>> START

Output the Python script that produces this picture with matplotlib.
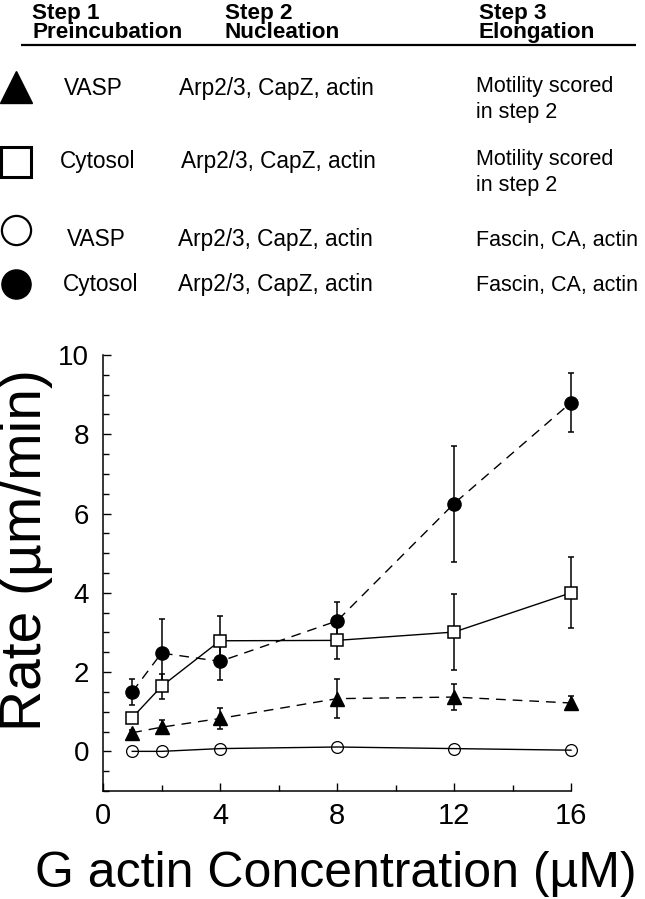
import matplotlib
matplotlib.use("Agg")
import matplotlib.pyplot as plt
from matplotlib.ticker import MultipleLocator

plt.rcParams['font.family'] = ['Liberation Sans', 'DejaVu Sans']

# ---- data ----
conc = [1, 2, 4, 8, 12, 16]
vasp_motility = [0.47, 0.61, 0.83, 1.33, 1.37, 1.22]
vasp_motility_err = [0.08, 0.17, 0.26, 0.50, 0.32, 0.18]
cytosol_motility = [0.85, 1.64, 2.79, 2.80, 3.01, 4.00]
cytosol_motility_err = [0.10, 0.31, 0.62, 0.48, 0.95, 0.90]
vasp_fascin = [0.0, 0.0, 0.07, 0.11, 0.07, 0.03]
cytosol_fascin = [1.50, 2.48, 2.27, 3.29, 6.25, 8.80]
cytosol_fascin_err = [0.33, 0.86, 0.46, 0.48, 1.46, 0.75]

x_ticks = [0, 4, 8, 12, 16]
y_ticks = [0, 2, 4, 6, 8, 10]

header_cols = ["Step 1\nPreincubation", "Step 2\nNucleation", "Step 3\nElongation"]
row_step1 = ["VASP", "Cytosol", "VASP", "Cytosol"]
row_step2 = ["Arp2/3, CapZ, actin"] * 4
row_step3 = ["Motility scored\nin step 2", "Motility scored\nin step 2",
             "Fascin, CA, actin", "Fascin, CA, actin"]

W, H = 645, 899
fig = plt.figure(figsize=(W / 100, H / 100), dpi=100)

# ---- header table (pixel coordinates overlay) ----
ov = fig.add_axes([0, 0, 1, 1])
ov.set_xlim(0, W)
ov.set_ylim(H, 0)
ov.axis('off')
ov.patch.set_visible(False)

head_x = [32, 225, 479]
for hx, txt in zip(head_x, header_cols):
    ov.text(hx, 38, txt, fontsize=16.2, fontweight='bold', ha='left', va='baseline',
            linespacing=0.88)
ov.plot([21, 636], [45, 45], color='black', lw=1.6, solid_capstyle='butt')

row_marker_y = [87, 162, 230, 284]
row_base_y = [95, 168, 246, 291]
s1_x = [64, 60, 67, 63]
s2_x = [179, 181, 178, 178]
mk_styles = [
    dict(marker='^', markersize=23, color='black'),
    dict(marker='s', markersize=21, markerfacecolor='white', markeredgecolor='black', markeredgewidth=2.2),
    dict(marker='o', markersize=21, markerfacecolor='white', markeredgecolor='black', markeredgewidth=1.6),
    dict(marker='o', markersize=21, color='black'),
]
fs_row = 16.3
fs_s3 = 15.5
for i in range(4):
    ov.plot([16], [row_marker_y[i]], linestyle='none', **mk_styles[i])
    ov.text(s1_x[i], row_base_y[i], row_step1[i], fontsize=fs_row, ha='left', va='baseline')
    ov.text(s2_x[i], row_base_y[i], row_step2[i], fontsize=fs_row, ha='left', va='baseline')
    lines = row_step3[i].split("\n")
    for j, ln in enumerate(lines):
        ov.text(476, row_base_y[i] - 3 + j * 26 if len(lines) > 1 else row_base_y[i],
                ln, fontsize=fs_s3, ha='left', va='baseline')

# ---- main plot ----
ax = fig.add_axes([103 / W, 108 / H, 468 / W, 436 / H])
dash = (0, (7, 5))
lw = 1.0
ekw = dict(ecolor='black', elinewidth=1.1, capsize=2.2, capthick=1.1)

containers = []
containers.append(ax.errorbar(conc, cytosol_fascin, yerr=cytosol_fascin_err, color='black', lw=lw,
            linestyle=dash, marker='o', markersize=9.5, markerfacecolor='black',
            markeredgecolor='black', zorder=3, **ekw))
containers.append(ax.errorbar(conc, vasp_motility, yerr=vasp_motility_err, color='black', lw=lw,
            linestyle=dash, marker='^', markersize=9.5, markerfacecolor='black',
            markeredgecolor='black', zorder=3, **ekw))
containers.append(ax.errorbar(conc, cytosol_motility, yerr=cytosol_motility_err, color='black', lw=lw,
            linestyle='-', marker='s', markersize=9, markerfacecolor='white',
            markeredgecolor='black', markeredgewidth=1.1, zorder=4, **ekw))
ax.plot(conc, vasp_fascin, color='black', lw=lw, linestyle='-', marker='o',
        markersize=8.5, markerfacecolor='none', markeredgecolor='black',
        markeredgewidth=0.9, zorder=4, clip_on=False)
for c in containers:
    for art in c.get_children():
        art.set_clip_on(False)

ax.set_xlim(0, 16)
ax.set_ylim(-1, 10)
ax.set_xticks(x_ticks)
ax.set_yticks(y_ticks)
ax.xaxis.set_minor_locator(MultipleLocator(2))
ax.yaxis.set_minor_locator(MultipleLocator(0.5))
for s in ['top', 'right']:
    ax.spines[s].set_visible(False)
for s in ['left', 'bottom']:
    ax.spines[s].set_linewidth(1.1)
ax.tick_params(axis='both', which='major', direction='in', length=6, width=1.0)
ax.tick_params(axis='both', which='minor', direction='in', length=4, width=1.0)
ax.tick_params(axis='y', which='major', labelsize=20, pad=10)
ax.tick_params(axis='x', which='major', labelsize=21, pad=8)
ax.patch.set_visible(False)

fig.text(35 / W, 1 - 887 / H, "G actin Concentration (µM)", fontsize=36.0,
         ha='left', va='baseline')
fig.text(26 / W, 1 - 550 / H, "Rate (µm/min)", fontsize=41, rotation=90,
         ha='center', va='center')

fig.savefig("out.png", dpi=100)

>> END
>> START

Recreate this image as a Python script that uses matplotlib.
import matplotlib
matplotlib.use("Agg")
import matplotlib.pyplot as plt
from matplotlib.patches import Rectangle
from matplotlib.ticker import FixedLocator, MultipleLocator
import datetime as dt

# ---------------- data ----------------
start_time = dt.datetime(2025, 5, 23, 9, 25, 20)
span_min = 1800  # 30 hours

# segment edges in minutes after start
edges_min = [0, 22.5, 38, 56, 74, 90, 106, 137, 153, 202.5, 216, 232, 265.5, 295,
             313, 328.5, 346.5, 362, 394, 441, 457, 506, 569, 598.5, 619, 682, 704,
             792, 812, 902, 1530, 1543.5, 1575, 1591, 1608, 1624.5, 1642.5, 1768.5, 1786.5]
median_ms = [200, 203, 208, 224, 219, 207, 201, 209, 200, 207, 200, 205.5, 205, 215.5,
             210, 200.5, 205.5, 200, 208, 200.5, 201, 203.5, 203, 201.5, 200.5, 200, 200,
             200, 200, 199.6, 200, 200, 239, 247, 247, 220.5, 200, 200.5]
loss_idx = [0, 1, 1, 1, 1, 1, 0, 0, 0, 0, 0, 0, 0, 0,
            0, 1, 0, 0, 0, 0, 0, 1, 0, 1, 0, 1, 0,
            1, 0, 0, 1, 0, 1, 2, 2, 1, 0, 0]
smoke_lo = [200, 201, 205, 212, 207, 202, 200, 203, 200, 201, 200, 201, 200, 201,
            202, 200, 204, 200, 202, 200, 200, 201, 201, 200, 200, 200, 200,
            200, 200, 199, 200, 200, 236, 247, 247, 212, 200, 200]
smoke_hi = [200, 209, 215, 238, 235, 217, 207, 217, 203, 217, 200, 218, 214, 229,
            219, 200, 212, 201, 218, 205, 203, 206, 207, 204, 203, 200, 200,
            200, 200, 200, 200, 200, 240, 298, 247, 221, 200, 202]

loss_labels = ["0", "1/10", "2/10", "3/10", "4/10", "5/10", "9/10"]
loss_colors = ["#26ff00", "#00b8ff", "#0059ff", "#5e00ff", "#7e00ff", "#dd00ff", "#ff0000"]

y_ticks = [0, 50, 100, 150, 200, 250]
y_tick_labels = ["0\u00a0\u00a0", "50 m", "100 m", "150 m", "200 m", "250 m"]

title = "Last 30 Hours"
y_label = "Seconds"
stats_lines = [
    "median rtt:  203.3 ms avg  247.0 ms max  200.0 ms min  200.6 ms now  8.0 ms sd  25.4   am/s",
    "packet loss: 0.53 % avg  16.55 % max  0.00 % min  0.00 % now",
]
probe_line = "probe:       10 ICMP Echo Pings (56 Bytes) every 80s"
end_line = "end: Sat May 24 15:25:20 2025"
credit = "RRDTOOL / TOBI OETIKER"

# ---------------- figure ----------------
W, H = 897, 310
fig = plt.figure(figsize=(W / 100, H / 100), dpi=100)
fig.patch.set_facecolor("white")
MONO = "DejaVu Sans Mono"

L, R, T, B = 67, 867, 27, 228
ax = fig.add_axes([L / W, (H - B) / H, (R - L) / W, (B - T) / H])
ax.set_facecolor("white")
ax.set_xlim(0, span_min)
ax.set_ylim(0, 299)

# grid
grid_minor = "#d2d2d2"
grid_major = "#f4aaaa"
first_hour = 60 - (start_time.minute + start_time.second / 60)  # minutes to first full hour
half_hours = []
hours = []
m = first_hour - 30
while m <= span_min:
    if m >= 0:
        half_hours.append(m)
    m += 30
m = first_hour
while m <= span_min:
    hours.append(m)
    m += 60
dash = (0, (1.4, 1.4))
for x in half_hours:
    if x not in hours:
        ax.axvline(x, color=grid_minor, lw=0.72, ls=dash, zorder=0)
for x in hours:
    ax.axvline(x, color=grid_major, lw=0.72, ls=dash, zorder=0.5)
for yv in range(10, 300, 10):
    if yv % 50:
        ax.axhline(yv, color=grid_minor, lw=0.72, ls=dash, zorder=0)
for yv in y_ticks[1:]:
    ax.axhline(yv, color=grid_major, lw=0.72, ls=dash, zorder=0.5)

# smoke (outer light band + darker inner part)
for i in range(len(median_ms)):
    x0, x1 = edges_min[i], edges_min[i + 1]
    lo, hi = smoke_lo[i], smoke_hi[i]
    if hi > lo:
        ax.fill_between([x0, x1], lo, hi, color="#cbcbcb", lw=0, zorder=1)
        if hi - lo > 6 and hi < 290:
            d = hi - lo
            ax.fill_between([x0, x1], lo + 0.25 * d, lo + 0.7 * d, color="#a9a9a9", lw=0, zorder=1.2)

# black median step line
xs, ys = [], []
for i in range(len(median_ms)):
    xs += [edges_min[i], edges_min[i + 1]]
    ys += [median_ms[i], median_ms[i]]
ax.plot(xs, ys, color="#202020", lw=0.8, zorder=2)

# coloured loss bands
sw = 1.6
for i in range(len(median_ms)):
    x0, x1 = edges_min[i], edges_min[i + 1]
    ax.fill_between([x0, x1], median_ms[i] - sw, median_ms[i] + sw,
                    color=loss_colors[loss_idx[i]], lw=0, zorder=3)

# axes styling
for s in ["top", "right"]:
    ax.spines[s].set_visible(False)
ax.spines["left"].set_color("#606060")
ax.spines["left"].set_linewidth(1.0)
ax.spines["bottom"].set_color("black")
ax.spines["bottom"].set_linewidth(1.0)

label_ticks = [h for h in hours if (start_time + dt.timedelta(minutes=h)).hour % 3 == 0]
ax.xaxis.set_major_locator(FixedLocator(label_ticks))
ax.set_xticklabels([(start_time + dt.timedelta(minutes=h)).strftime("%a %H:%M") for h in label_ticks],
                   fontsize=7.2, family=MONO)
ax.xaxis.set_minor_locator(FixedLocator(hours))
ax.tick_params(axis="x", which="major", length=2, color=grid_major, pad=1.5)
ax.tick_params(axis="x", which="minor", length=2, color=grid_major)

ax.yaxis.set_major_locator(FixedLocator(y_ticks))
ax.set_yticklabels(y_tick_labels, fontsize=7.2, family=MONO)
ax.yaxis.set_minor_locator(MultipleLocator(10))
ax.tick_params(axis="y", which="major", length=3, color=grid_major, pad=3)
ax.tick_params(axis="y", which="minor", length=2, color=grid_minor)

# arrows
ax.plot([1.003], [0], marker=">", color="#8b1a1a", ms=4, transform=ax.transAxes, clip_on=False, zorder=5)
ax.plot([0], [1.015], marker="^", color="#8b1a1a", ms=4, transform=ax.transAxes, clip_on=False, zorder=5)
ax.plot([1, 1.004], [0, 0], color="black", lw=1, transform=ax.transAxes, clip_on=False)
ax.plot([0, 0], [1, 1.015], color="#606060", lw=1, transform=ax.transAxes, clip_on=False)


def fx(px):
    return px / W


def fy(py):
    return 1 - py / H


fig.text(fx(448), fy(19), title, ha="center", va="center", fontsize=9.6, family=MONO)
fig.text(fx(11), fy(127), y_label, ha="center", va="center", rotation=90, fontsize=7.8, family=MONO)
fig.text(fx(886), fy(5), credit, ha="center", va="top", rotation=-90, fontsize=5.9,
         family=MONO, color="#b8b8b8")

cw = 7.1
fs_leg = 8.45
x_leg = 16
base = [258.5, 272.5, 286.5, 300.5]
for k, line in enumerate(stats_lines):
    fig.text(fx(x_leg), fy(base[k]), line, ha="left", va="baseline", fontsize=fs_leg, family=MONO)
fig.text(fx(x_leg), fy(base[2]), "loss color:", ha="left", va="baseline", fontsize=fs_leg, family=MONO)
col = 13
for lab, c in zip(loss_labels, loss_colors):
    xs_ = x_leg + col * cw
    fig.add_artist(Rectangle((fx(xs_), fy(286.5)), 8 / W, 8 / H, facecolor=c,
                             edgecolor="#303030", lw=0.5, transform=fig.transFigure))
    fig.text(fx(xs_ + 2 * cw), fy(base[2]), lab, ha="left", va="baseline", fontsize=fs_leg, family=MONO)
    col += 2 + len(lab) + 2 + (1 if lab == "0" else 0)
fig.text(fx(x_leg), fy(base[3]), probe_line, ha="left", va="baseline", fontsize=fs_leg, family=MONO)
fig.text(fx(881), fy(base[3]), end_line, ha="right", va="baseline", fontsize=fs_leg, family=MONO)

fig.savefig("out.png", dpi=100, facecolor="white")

>> END

▶ **YOUR INSTRUCTIONS**:
Print out, exactly and with nothing added, the lines starting at the line holding "Output the Python" and ending at the line holding "plt.rcParams['font.family'] = ['Liberation", minus any pictures.

▶ **ANSWER TO THE EXERCISE**:
Output the Python script that produces this picture with matplotlib.
import matplotlib
matplotlib.use("Agg")
import matplotlib.pyplot as plt
from matplotlib.ticker import MultipleLocator

plt.rcParams['font.family'] = ['Liberation Sans', 'DejaVu Sans']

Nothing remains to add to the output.